ハンファソーラーパワー杵築の想定年間発電量は約2500万kWh。設備利用率を計算すると、約12%となる。一般的な太陽光発電所と比較して遜色はない。山肌をそのまま利用した施工方法でも発電に与える影響が大きくないことが分かる。「それぞれの設置位置で、太陽光の入射角と発電量を算出するソフトウェアを利用して配置を設計した」(同社)。
年間発電量を一般家庭の消費電力量に当てはめると約7190世帯分に相当する。これは杵築市の世帯数の5割強だ。発電した電力は固定価格買取制度(FIT)を利用して20年間、九州電力に全量を売電する。

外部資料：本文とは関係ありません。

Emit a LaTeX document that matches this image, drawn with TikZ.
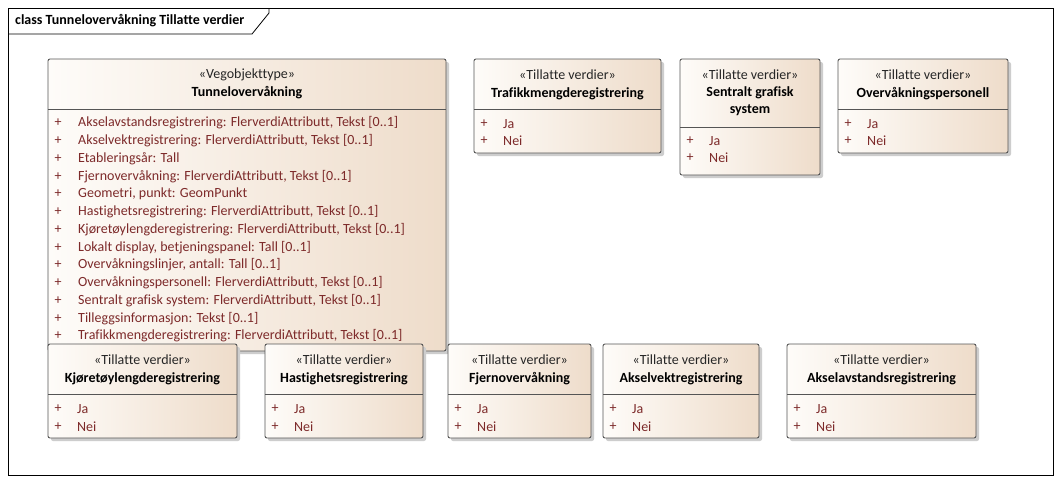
\documentclass[tikz,border=0pt]{standalone}
\usepackage{fontspec}
\setmainfont{Carlito}[Ligatures=NoCommon]
\usetikzlibrary{calc}
\definecolor{boxl}{RGB}{254,252,249}
\definecolor{boxr}{RGB}{238,220,202}
\definecolor{attr}{RGB}{125,42,42}
\definecolor{edge}{RGB}{85,85,85}
\definecolor{shadow}{RGB}{205,205,205}
\tikzset{
  boxshade/.style={left color=boxl,right color=boxr,draw=edge,rounded corners=2pt,line width=0.9pt},
  boxshadow/.style={fill=shadow,rounded corners=2pt},
  divline/.style={draw=edge,line width=0.9pt},
  stereo/.style={font=\fontsize{14}{17}\selectfont,text=black!85,inner sep=0pt},
  cname/.style={font=\bfseries\fontsize{14}{17}\selectfont,align=center,inner sep=0pt},
  plus/.style={font=\fontsize{14}{17}\selectfont,text=attr,inner sep=0pt},
  attrtext/.style={font=\fontsize{14}{17}\selectfont,text=attr,anchor=west,inner sep=0pt}
}
\begin{document}
\begin{tikzpicture}[x=1pt,y=-1pt]
        \useasboundingbox (0,0) rectangle (1062,483);
        % frame
        \fill[white] (0,0) rectangle (1062,483);
        \draw[line width=0.8pt] (8,8) rectangle (1053,475);
        \draw[line width=0.8pt] (8,34) -- (252,34) -- (269,13) -- (269,8);
        \node[font=\bfseries\fontsize{14}{17}\selectfont,anchor=west,inner sep=0pt] (title) at (15,21) {class Tunnelovervåkning Tillatte verdier};
        % Tunnelovervaakning
        \fill[boxshadow] (51,62) rectangle (449,354);
        \shadedraw[boxshade] (48,59) rectangle (446,351);
        \draw[divline] (48,109) -- (446,109);
        \node[stereo] (mains) at (247,75) {«Vegobjekttype»};
        \node[cname] (mainn) at (247,93) {Tunnelovervåkning};
        \node[plus] (mp1) at (58,123) {+};
        \node[plus] (mp2) at (58,140.75) {+};
        \node[plus] (mp3) at (58,158.5) {+};
        \node[plus] (mp4) at (58,176.25) {+};
        \node[plus] (mp5) at (58,194) {+};
        \node[plus] (mp6) at (58,211.75) {+};
        \node[plus] (mp7) at (58,229.5) {+};
        \node[plus] (mp8) at (58,247.25) {+};
        \node[plus] (mp9) at (58,265) {+};
        \node[plus] (mp10) at (58,282.75) {+};
        \node[plus] (mp11) at (58,300.5) {+};
        \node[plus] (mp12) at (58,318.25) {+};
        \node[plus] (mp13) at (58,336) {+};
        \node[attrtext] (ma1) at (78,123) {Akselavstandsregistrering: FlerverdiAttributt, Tekst [0..1]};
        \node[attrtext] (ma2) at (78,140.75) {Akselvektregistrering: FlerverdiAttributt, Tekst [0..1]};
        \node[attrtext] (ma3) at (78,158.5) {Etableringsår: Tall};
        \node[attrtext] (ma4) at (78,176.25) {Fjernovervåkning: FlerverdiAttributt, Tekst [0..1]};
        \node[attrtext] (ma5) at (78,194) {Geometri, punkt: GeomPunkt};
        \node[attrtext] (ma6) at (78,211.75) {Hastighetsregistrering: FlerverdiAttributt, Tekst [0..1]};
        \node[attrtext] (ma7) at (78,229.5) {Kjøretøylengderegistrering: FlerverdiAttributt, Tekst [0..1]};
        \node[attrtext] (ma8) at (78,247.25) {Lokalt display, betjeningspanel: Tall [0..1]};
        \node[attrtext] (ma9) at (78,265) {Overvåkningslinjer, antall: Tall [0..1]};
        \node[attrtext] (ma10) at (78,282.75) {Overvåkningspersonell: FlerverdiAttributt, Tekst [0..1]};
        \node[attrtext] (ma11) at (78,300.5) {Sentralt grafisk system: FlerverdiAttributt, Tekst [0..1]};
        \node[attrtext] (ma12) at (78,318.25) {Tilleggsinformasjon: Tekst [0..1]};
        \node[attrtext] (ma13) at (78,336) {Trafikkmengderegistrering: FlerverdiAttributt, Tekst [0..1]};
        % Trafikkmengderegistrering
        \fill[boxshadow] (477,62) rectangle (664,156);
        \shadedraw[boxshade] (474,59) rectangle (661,153);
        \draw[divline] (474,109) -- (661,109);
        \node[stereo] (trafs) at (567.5,75) {«Tillatte verdier»};
        \node[cname] (trafn) at (567.5,94) {Trafikkmengderegistrering};
        \node[plus] (trafp1) at (484,124) {+};
        \node[plus] (trafp2) at (484,141) {+};
        \node[attrtext] (trafja) at (503,124) {Ja};
        \node[attrtext] (trafnei) at (503,141) {Nei};
        % Sentralt grafisk system
        \fill[boxshadow] (683,62) rectangle (823,178);
        \shadedraw[boxshade] (680,59) rectangle (820,175);
        \draw[divline] (680,127) -- (820,127);
        \node[stereo] (sents) at (750,75) {«Tillatte verdier»};
        \node[cname] (sentn) at (750,101.5) {Sentralt grafisk\\system};
        \node[plus] (sentp1) at (690,141) {+};
        \node[plus] (sentp2) at (690,158) {+};
        \node[attrtext] (sentja) at (709,141) {Ja};
        \node[attrtext] (sentnei) at (709,158) {Nei};
        % Overvaakningspersonell
        \fill[boxshadow] (841,62) rectangle (1011,156);
        \shadedraw[boxshade] (838,59) rectangle (1008,153);
        \draw[divline] (838,109) -- (1008,109);
        \node[stereo] (pers) at (923,75) {«Tillatte verdier»};
        \node[cname] (pern) at (923,94) {Overvåkningspersonell};
        \node[plus] (perp1) at (848,124) {+};
        \node[plus] (perp2) at (848,141) {+};
        \node[attrtext] (perja) at (867,124) {Ja};
        \node[attrtext] (pernei) at (867,141) {Nei};
        % Kjoretoylengderegistrering
        \fill[boxshadow] (51,347) rectangle (240,441);
        \shadedraw[boxshade] (48,344) rectangle (237,438);
        \draw[divline] (48,394) -- (237,394);
        \node[stereo] (kjos) at (142.5,360) {«Tillatte verdier»};
        \node[cname] (kjon) at (142.5,379) {Kjøretøylengderegistrering};
        \node[plus] (kjop1) at (58,409) {+};
        \node[plus] (kjop2) at (58,427) {+};
        \node[attrtext] (kjoja) at (77,409) {Ja};
        \node[attrtext] (kjonei) at (77,427) {Nei};
        % Hastighetsregistrering
        \fill[boxshadow] (268,347) rectangle (426,441);
        \shadedraw[boxshade] (265,344) rectangle (423,438);
        \draw[divline] (265,394) -- (423,394);
        \node[stereo] (hasts) at (344,360) {«Tillatte verdier»};
        \node[cname] (hastn) at (344,379) {Hastighetsregistrering};
        \node[plus] (hastp1) at (275,409) {+};
        \node[plus] (hastp2) at (275,427) {+};
        \node[attrtext] (hastja) at (294,409) {Ja};
        \node[attrtext] (hastnei) at (294,427) {Nei};
        % Fjernovervaakning
        \fill[boxshadow] (451,347) rectangle (594,441);
        \shadedraw[boxshade] (448,344) rectangle (591,438);
        \draw[divline] (448,394) -- (591,394);
        \node[stereo] (fjes) at (519.5,360) {«Tillatte verdier»};
        \node[cname] (fjen) at (519.5,379) {Fjernovervåkning};
        \node[plus] (fjep1) at (458,409) {+};
        \node[plus] (fjep2) at (458,427) {+};
        \node[attrtext] (fjeja) at (477,409) {Ja};
        \node[attrtext] (fjenei) at (477,427) {Nei};
        % Akselvektregistrering
        \fill[boxshadow] (606,347) rectangle (762,441);
        \shadedraw[boxshade] (603,344) rectangle (759,438);
        \draw[divline] (603,394) -- (759,394);
        \node[stereo] (vekts) at (681,360) {«Tillatte verdier»};
        \node[cname] (vektn) at (681,379) {Akselvektregistrering};
        \node[plus] (vektp1) at (613,409) {+};
        \node[plus] (vektp2) at (613,427) {+};
        \node[attrtext] (vektja) at (632,409) {Ja};
        \node[attrtext] (vektnei) at (632,427) {Nei};
        % Akselavstandsregistrering
        \fill[boxshadow] (790,347) rectangle (979,441);
        \shadedraw[boxshade] (787,344) rectangle (976,438);
        \draw[divline] (787,394) -- (976,394);
        \node[stereo] (avsts) at (881.5,360) {«Tillatte verdier»};
        \node[cname] (avstn) at (881.5,379) {Akselavstandsregistrering};
        \node[plus] (avstp1) at (797,409) {+};
        \node[plus] (avstp2) at (797,427) {+};
        \node[attrtext] (avstja) at (816,409) {Ja};
        \node[attrtext] (avstnei) at (816,427) {Nei};
      \end{tikzpicture}
\end{document}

ハンファソーラーパワー杵築の事業主は、ハンファQセルズジャパンとハンファエナジーが出資した特別目的会社(SPC)であるハンファソーラーパワー杵築。設計・調達・建設(EPC)は九電工と森田建設が担当した。完成後の管理・運営は九電工が当たる。
太陽電池モジュールとしてハンファQセルズの「Q.PRO-G3」(出力250W品)を9万7880枚用いた。パワーコンディショナーは東芝三菱電機産業システムの製品を採用した。図3からは「山裾」にパワーコンディショナーを配置したことが分かる。
ハンファQセルズジャパンは年間100MWの自社太陽光発電所の立ち上げを目指している。これまでに完成したのは「阿波西ソーラーヒルズ発電所」(徳島県阿波市、2MW、2013年7月運転開始)と「ハンファソーラーパワー釧路発電所」(北海道釧路市、0.8MW、2014年12月運転開始)の2か所。
現在建設中の発電所も2カ所ある。既存の発電所と隣接したもの(北海道釧路市、約1.2MW)と既存の発電所と同じ地区にあるもの(徳島県阿波市、約3MW)である。